GIVEN MATERIAL →
[start]
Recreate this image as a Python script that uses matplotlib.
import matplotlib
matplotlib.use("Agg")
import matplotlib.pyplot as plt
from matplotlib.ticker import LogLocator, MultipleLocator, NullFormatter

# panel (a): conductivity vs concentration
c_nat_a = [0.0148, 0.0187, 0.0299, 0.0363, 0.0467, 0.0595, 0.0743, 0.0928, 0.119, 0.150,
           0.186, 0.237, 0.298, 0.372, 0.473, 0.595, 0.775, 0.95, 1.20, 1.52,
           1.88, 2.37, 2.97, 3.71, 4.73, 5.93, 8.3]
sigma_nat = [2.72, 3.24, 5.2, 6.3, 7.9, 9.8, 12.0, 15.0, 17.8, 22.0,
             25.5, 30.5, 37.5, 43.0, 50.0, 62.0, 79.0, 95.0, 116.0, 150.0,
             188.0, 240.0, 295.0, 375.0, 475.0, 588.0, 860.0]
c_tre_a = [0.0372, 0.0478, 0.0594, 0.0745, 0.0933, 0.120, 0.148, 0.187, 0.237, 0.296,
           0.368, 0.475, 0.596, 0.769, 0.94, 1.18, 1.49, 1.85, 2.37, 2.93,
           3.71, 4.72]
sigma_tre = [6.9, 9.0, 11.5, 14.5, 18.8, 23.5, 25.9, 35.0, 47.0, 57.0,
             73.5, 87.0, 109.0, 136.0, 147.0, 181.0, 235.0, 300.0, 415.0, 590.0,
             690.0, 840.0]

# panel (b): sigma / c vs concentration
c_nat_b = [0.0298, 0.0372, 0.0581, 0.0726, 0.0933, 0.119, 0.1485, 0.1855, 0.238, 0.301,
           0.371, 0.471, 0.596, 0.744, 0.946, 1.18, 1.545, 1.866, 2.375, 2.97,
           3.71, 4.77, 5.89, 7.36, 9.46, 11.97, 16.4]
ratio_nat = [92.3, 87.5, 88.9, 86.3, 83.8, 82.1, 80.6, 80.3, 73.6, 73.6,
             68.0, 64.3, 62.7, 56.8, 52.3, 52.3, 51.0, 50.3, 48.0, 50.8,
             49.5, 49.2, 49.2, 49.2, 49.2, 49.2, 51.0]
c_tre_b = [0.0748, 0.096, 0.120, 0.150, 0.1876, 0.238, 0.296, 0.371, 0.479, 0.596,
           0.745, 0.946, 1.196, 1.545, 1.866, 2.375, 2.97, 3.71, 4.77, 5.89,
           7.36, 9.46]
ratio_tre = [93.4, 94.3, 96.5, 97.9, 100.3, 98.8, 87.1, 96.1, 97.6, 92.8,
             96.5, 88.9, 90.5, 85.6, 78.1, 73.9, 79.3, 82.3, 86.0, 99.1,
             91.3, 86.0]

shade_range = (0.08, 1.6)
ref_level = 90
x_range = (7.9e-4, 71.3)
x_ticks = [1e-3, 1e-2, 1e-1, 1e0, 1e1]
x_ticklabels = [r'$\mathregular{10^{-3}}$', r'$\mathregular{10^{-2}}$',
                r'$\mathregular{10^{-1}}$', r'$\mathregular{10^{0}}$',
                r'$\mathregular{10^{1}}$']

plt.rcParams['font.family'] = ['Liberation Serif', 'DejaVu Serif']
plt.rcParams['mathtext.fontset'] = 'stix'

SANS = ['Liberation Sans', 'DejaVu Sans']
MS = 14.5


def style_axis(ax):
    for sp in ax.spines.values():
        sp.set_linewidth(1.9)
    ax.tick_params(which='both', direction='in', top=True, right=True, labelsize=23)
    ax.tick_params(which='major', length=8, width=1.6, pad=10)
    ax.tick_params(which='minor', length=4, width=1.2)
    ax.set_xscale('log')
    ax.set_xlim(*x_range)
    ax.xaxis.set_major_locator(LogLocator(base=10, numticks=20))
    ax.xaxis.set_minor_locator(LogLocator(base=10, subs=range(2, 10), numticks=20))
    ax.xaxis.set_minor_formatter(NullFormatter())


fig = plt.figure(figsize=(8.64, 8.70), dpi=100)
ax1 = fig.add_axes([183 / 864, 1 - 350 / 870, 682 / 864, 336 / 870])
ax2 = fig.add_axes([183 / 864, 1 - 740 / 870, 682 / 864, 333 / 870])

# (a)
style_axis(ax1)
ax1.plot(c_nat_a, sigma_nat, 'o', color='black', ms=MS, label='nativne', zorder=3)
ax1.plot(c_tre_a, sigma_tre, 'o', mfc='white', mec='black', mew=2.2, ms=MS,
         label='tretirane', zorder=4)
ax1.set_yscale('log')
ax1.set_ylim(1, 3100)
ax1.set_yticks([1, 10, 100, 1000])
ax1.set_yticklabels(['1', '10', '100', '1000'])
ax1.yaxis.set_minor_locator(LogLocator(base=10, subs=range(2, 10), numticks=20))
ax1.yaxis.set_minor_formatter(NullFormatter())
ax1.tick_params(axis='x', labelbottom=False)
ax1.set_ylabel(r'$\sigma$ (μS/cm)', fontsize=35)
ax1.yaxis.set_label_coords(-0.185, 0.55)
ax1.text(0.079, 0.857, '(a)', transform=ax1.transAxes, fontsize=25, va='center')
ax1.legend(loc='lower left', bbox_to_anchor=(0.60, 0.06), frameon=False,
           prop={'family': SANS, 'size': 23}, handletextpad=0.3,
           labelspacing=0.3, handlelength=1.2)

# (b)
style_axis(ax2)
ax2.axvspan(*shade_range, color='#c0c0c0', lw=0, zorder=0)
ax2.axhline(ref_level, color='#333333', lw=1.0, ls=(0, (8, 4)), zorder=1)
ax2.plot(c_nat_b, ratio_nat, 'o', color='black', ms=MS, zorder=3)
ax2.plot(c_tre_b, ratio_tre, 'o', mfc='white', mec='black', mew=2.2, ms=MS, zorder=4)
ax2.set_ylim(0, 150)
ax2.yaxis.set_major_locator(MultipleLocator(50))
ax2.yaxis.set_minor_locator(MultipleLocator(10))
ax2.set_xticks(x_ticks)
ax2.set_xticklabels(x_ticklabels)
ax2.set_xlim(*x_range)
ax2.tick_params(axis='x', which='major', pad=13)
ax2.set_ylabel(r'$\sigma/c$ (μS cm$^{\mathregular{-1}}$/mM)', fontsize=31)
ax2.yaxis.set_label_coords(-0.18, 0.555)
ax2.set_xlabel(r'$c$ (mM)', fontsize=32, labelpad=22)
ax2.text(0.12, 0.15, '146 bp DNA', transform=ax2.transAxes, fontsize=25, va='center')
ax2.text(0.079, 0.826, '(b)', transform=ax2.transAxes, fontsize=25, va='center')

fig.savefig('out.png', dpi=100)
[end]
WHAT THE TASK ASKS →
Give back exactly the material above from its opening line to the line bearing "690.0, 840.0]".

REPLY TO THE TASK →
Recreate this image as a Python script that uses matplotlib.
import matplotlib
matplotlib.use("Agg")
import matplotlib.pyplot as plt
from matplotlib.ticker import LogLocator, MultipleLocator, NullFormatter

# panel (a): conductivity vs concentration
c_nat_a = [0.0148, 0.0187, 0.0299, 0.0363, 0.0467, 0.0595, 0.0743, 0.0928, 0.119, 0.150,
           0.186, 0.237, 0.298, 0.372, 0.473, 0.595, 0.775, 0.95, 1.20, 1.52,
           1.88, 2.37, 2.97, 3.71, 4.73, 5.93, 8.3]
sigma_nat = [2.72, 3.24, 5.2, 6.3, 7.9, 9.8, 12.0, 15.0, 17.8, 22.0,
             25.5, 30.5, 37.5, 43.0, 50.0, 62.0, 79.0, 95.0, 116.0, 150.0,
             188.0, 240.0, 295.0, 375.0, 475.0, 588.0, 860.0]
c_tre_a = [0.0372, 0.0478, 0.0594, 0.0745, 0.0933, 0.120, 0.148, 0.187, 0.237, 0.296,
           0.368, 0.475, 0.596, 0.769, 0.94, 1.18, 1.49, 1.85, 2.37, 2.93,
           3.71, 4.72]
sigma_tre = [6.9, 9.0, 11.5, 14.5, 18.8, 23.5, 25.9, 35.0, 47.0, 57.0,
             73.5, 87.0, 109.0, 136.0, 147.0, 181.0, 235.0, 300.0, 415.0, 590.0,
             690.0, 840.0]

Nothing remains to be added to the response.